TRAVERSE CITY, MICH. — In the era of regulation, fuel efficiency is king.
Automakers are relying on suppliers to innovate fuel saving technology — even incrementally.
Active grille shutters are among the latest development in the industry on its quest to meet the CAFE fleet standard of 54.5 mpg by 2025.
Warren, Mich.-based chrome-plating supplier SRG Global Inc. plans to capitalize on the projected $50 million North American market for the shutters.
Injection molder SRG developed its integrated active grille shutters at its Taylor Advanced Development Center in Taylor, Mich., which opened in 2010.
Active grille shutters open to allow air to flow through the radiator to cool the engine. However, when that air flow isn't needed, the shutters close to reduce drag, creating a more aerodynamic ride, thus improving fuel economy.
The shutters were used on vehicles in Europe before making the transition into the North American auto market where they are on everything from compact cars to pickup trucks.
SRG, though, offers integrated system, where the shutters and grille are shipped as one component to automakers, Dave Prater, SRG's president and CEO, said in an interview with Crain's Detroit Business, a sister publication of Plastics News, at the Center for Automotive Research's Management Briefing Seminars in Traverse City.
Competitor shutters are a separate part added to the grille during assembly, he said. Ford Motor Co., General Motors Co., Chrysler Group, BMW AG and others have all incorporated non-integrated active grille shutters in recent models.
Prater said after years of researching new component options for SRG to pursue, integrated grille shutters made the most sense.
"We sought to take our decorative product and create functionality, which led us to take a look at our product and find growth areas," Prater said. "Today's market is driven more and more by innovation, and we're ready to take a chunk of the North American market [for grille shutters]."
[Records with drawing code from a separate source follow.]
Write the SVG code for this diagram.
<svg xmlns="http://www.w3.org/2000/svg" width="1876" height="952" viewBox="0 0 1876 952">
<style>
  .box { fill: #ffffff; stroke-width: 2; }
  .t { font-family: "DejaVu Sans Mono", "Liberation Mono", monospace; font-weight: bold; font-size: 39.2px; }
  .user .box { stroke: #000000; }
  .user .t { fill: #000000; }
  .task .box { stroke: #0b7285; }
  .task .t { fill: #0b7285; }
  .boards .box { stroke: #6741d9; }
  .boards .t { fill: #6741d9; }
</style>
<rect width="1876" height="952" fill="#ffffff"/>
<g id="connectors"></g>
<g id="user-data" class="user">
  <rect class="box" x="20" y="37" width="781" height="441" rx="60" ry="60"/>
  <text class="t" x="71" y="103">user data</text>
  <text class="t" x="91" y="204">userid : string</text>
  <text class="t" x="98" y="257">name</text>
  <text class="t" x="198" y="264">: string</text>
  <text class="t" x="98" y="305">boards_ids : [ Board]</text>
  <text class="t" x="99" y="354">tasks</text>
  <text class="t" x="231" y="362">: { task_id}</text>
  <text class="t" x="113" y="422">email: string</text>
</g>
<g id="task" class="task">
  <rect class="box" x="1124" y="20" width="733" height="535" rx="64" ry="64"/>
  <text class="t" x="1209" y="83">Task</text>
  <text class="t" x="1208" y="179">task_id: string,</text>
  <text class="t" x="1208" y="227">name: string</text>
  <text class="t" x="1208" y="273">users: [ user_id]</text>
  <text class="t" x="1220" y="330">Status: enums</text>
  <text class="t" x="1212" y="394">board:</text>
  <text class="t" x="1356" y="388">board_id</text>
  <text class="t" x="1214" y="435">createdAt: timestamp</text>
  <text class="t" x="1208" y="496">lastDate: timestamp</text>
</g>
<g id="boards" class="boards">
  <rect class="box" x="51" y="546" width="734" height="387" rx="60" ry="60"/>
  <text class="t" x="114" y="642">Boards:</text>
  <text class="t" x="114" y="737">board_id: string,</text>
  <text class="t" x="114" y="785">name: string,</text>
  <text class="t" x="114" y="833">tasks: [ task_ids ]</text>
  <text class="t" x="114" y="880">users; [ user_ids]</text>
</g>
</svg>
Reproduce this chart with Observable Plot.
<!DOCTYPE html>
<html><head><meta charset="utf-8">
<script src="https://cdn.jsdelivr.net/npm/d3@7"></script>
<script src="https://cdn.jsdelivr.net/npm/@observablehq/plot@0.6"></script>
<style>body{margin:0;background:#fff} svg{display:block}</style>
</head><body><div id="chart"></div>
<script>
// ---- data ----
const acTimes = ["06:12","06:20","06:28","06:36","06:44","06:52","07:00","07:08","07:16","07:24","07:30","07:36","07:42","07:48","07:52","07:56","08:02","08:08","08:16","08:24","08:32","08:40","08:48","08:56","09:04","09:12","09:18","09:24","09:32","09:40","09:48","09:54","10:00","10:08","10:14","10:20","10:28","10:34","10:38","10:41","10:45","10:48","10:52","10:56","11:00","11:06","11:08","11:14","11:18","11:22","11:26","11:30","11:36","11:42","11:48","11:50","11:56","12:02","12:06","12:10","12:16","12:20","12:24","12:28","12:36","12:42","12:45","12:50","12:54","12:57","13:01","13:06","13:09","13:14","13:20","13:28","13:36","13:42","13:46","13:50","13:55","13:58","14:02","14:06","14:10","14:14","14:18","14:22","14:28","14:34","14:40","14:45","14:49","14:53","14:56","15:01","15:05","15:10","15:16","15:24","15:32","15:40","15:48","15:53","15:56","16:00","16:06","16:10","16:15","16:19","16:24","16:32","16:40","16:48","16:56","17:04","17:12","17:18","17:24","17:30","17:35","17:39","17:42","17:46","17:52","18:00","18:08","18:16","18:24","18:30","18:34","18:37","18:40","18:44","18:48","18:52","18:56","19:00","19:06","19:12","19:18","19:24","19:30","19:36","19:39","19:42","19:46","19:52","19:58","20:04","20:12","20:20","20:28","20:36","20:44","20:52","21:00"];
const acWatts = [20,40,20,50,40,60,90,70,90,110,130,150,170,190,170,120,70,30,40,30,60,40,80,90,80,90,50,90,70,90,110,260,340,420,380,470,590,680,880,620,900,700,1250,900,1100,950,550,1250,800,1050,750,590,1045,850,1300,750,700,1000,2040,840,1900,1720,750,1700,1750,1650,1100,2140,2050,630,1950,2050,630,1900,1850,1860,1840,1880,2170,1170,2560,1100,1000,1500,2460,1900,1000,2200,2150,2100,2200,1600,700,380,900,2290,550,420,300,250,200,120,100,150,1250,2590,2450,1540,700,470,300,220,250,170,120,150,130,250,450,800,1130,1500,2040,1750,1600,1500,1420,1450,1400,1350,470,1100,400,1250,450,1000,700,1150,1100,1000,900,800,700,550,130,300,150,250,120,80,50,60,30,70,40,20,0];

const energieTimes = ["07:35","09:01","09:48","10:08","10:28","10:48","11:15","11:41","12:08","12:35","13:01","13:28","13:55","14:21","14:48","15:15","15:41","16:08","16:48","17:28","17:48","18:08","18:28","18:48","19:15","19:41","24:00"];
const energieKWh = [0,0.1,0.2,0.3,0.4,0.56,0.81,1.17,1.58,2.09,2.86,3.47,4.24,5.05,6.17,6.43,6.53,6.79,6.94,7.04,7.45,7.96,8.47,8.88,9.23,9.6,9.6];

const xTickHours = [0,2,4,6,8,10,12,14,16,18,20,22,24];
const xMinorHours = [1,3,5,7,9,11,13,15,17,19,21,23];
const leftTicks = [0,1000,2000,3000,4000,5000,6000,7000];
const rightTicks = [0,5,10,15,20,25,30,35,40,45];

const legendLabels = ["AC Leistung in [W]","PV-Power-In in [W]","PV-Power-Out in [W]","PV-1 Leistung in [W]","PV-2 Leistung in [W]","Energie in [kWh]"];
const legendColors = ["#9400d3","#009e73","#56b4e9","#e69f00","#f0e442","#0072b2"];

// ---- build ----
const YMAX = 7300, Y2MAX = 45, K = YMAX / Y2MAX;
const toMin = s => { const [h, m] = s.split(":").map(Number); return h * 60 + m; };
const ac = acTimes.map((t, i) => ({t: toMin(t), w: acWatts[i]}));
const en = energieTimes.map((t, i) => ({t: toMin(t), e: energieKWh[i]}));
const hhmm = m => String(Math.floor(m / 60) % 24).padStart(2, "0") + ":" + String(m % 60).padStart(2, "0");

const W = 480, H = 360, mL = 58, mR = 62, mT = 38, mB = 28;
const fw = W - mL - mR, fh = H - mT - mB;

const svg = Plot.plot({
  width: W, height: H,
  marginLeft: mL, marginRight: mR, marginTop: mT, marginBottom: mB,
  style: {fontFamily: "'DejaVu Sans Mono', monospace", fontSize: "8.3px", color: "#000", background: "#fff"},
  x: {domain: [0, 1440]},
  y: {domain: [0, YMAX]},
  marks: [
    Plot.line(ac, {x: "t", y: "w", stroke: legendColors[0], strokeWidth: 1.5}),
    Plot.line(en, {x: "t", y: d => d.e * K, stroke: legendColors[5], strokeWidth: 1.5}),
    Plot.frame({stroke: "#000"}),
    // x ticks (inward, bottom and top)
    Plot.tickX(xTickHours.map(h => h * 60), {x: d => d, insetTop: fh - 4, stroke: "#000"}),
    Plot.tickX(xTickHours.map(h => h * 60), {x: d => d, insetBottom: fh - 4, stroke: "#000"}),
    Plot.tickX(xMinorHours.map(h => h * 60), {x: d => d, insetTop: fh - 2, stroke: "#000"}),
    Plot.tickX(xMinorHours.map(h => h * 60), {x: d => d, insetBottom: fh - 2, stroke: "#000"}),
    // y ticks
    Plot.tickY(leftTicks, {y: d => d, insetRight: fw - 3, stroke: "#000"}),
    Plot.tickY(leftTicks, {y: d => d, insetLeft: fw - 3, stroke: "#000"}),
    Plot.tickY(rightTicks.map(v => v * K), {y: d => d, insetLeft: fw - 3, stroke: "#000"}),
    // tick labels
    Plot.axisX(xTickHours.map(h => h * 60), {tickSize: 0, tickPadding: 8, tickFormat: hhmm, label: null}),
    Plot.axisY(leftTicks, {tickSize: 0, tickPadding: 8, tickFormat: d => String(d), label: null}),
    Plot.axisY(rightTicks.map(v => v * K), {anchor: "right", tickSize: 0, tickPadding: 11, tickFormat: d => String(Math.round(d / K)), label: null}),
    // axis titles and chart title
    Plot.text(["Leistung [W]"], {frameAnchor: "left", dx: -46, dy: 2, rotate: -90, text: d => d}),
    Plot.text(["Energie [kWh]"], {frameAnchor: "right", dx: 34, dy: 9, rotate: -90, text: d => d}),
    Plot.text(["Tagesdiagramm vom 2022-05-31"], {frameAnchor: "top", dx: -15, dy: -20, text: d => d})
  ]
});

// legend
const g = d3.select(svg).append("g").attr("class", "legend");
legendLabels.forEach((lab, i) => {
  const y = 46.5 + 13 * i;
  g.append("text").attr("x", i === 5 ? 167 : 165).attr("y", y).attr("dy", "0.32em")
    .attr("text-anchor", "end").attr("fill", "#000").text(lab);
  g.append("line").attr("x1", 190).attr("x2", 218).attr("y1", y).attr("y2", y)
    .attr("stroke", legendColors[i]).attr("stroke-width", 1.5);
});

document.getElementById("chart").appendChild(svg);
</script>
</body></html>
SRG tested its integrated active grille shutter technology at a wind tunnel facility in North Carolina, which is used by NASCAR race teams and engineers. Component testing occurred at the University of Michigan's smaller wind tunnels.
Prater said SRG's integrated system achieves more than 1 percent better fuel economy savings than competitors. SRG's shutters are integrated much closer to the grille than competitor components, which reduces more drag, he said.
In the meantime, SRG has been expanding its chroming plants globally. In April, SRG announced it would expand its Irapuato, Mexico plant by more than 215,000 square feet. The expansion is expected to be complete in 2015. The supplier is also expanding its Ibi, Spain plant, as well.
SRG, a subsidiary of Auburn Hills-based Guardian Industries Corp., generated $775 million in revenue in 2013.
In late 2012, SRG's parent, Guardian, sold a minority stake of the glassmaker to KGCI LLC, a subsidiary of Wichita, Kan.-based Koch Industries Inc. The company became the largest individual shareholder of Guardian. The deal reduced the stakes of longtime executives and Davidson family members.
Guardian founder Bill Davidson died in 2009.